Transport group Go-Ahead said today that its bus operations were continuinig to perform strongly in the run up to its year-end.

Go-Ahead, which includes the Anglian Bus, Hedingham and Chambers bus companies in Suffolk and Essex, said revenues from its deregulated bus services outside London were on course for growth of 8% in the year to June 29 overall, and 4% excluding acquisitions.

Its regulated bus services in the capital where expected to achieve growth of 12.5% in total and 6.5% excluding acquisitions, with underlying figures of 11% and 5% respectively stripping out the effects of last summer’s Olympics.

Revenues from its Southern, Southeastern and London Midland rail franchises would show growth of around 5%, 8% and 12% respectively, or 4.5%, 7% and 11% excluding the Olympic effect.

However, Go-Ahead said that profitability within the rail division would be hit by higher than expected costs during the fourth quarter.

Group chief executive David Brown said: “I am pleased to report continuing resilience across our operations. Both our bus and rail divisions have seen improved growth in passenger numbers in recent weeks, following the effect of adverse weather previously reported in the third quarter.

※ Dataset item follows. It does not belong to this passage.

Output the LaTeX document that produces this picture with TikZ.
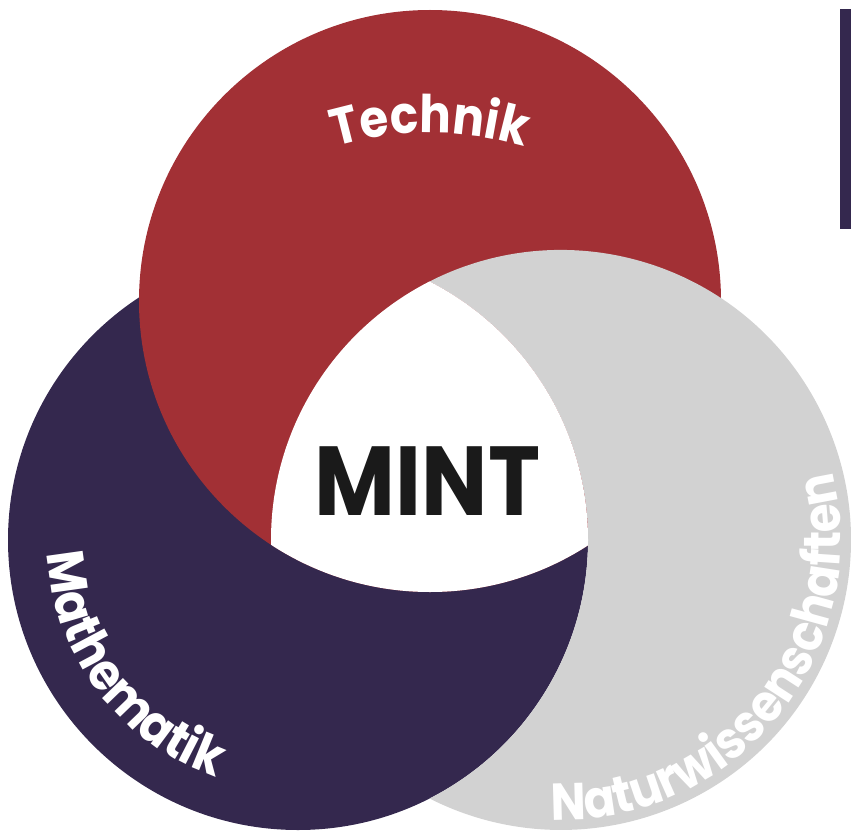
\documentclass[tikz,border=0pt]{standalone}
\usepackage{fontspec}
\setmainfont{Poppins}[FakeStretch=0.9]
\usetikzlibrary{decorations.text}
\definecolor{mintred}{RGB}{162,48,53}
\definecolor{mintpurple}{RGB}{52,40,78}
\definecolor{mintgray}{RGB}{210,210,210}
\definecolor{mintblack}{RGB}{26,26,26}
\begin{document}
\begin{tikzpicture}[x=1pt,y=1pt]
  \tikzset{ring text/.style={decorate, decoration={text along path, text align=center,
      text={|\fontsize{52}{52}\selectfont\bfseries\color{white}|#1}}}};
  \useasboundingbox (0,0) rectangle (851,-832);
  \coordinate (tech) at (430,-301);
  \coordinate (math) at (298,-540);
  \coordinate (natur) at (561,-540);
  \coordinate (techbase) at (430,-463);
  \coordinate (cut) at (429.5,-281.5);
  \fill[mintpurple] (math) circle (290);
  \fill[mintred] (tech) circle (291);
  % grey crescent, left of it the purple ring stays on top
  \fill[mintgray] (cut) arc[start angle=116.96, end angle=-116.96, radius=290]
    arc[start angle=-63.04, end angle=63.04, radius=290] -- cycle;
  \begin{scope}
    \clip (tech) circle (291);
    \clip (math) circle (290);
    \fill[white] (natur) circle (290);
  \end{scope}
  \fill[mintpurple] (840,-9) rectangle (851,-229);
  \node[text=mintblack, font=\fontsize{98}{98}\selectfont\bfseries] (mint) at (427.5,-481.5) {MINT};
  \path[ring text=Technik] ([shift={(120:330)}]techbase) arc[start angle=120, end angle=60, radius=330];
  \path[ring text=Mathematik] ([shift={(167:251)}]math) arc[start angle=167, end angle=267, radius=251];
  \path[ring text=Naturwissenschaften] ([shift={(-109:280)}]natur) arc[start angle=-109, end angle=31, radius=280];
\end{tikzpicture}
\end{document}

“Our bus division continues to trade well and is on track to deliver a better than expected result for the full year as we start to see the benefits of cost initiatives coupled with continued revenue growth. We are making good progress towards our target to organically grow bus operating profit to £100m by 2015/16.

“In rail, our team is working hard to deliver strong bids for both the Docklands Light Railway and Thameslink franchises. We also look forward to working with the Department for Transport in the coming months to agree terms for the full franchise extensions for Southeastern and London Midland announced in March.”

And he added: “Whilst our overall expectations for the full year remain unchanged, we now expect a greater proportion of group operating profit to come from the bus division.”